_YOUR GOAL_. Below are entries. Give back exactly the lines from the one containing "Emit a Python" through the one containing "ax = fig.add_axes([168", inclusive, without the pictures.

-- start of INPUT ROWS --

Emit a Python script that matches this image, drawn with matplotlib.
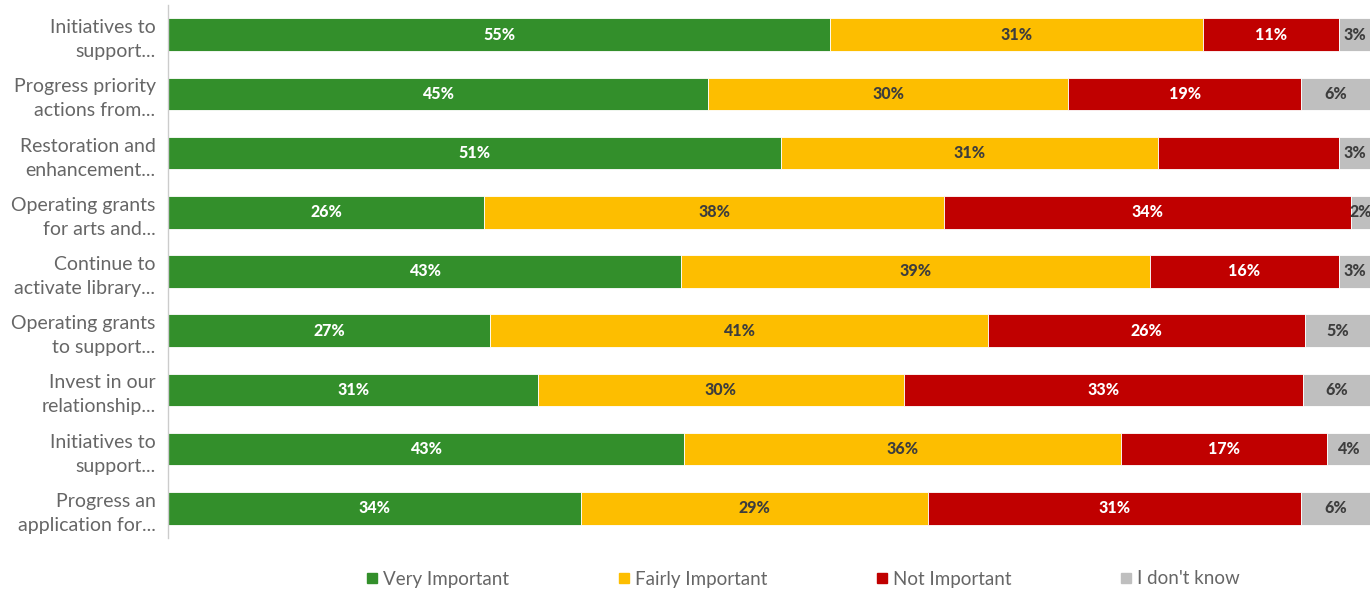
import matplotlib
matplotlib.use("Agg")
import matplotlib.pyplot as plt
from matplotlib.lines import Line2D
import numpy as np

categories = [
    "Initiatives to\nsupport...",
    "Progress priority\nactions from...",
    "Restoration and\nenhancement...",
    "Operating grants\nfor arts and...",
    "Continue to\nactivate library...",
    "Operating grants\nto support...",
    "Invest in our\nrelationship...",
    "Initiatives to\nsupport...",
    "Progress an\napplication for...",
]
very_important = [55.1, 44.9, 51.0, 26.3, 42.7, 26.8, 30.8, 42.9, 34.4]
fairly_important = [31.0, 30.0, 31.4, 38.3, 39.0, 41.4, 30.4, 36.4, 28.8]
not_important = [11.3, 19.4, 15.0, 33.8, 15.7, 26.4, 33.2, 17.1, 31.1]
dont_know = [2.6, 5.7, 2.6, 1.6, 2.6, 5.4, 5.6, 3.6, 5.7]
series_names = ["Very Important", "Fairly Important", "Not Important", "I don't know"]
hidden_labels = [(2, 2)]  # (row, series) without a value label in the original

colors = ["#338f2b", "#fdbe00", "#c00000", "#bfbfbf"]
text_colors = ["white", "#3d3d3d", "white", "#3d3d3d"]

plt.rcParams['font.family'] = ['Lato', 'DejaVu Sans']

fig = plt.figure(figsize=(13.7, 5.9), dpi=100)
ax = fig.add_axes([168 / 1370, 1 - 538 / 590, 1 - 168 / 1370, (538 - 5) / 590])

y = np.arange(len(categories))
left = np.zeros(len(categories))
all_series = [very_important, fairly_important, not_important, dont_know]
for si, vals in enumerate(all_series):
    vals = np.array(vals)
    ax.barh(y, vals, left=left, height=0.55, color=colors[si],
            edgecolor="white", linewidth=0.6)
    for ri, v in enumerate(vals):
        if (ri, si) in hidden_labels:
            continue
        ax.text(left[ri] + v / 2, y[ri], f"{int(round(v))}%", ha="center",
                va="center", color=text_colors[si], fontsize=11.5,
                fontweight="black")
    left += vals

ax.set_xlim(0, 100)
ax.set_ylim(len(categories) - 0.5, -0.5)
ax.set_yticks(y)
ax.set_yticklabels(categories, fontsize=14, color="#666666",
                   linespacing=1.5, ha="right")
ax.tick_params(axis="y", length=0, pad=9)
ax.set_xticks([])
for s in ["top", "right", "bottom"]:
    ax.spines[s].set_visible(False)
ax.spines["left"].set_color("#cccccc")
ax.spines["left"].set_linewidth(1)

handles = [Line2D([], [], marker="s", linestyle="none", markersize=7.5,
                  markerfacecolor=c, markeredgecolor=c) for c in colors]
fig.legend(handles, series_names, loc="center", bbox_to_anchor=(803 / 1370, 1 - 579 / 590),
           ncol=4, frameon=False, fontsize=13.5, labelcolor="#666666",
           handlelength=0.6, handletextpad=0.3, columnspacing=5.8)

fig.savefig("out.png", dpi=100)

-- end of INPUT ROWS --
-- start of INPUT ROWS --

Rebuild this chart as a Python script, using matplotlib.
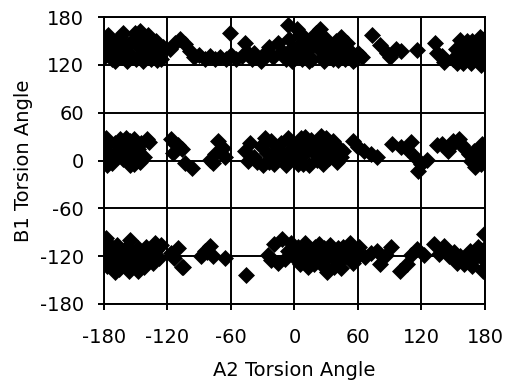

-- end of INPUT ROWS --

_RESULT_.
Emit a Python script that matches this image, drawn with matplotlib.
import matplotlib
matplotlib.use("Agg")
import matplotlib.pyplot as plt
from matplotlib.lines import Line2D
import numpy as np

categories = [
    "Initiatives to\nsupport...",
    "Progress priority\nactions from...",
    "Restoration and\nenhancement...",
    "Operating grants\nfor arts and...",
    "Continue to\nactivate library...",
    "Operating grants\nto support...",
    "Invest in our\nrelationship...",
    "Initiatives to\nsupport...",
    "Progress an\napplication for...",
]
very_important = [55.1, 44.9, 51.0, 26.3, 42.7, 26.8, 30.8, 42.9, 34.4]
fairly_important = [31.0, 30.0, 31.4, 38.3, 39.0, 41.4, 30.4, 36.4, 28.8]
not_important = [11.3, 19.4, 15.0, 33.8, 15.7, 26.4, 33.2, 17.1, 31.1]
dont_know = [2.6, 5.7, 2.6, 1.6, 2.6, 5.4, 5.6, 3.6, 5.7]
series_names = ["Very Important", "Fairly Important", "Not Important", "I don't know"]
hidden_labels = [(2, 2)]  # (row, series) without a value label in the original

colors = ["#338f2b", "#fdbe00", "#c00000", "#bfbfbf"]
text_colors = ["white", "#3d3d3d", "white", "#3d3d3d"]

plt.rcParams['font.family'] = ['Lato', 'DejaVu Sans']

fig = plt.figure(figsize=(13.7, 5.9), dpi=100)
ax = fig.add_axes([168 / 1370, 1 - 538 / 590, 1 - 168 / 1370, (538 - 5) / 590])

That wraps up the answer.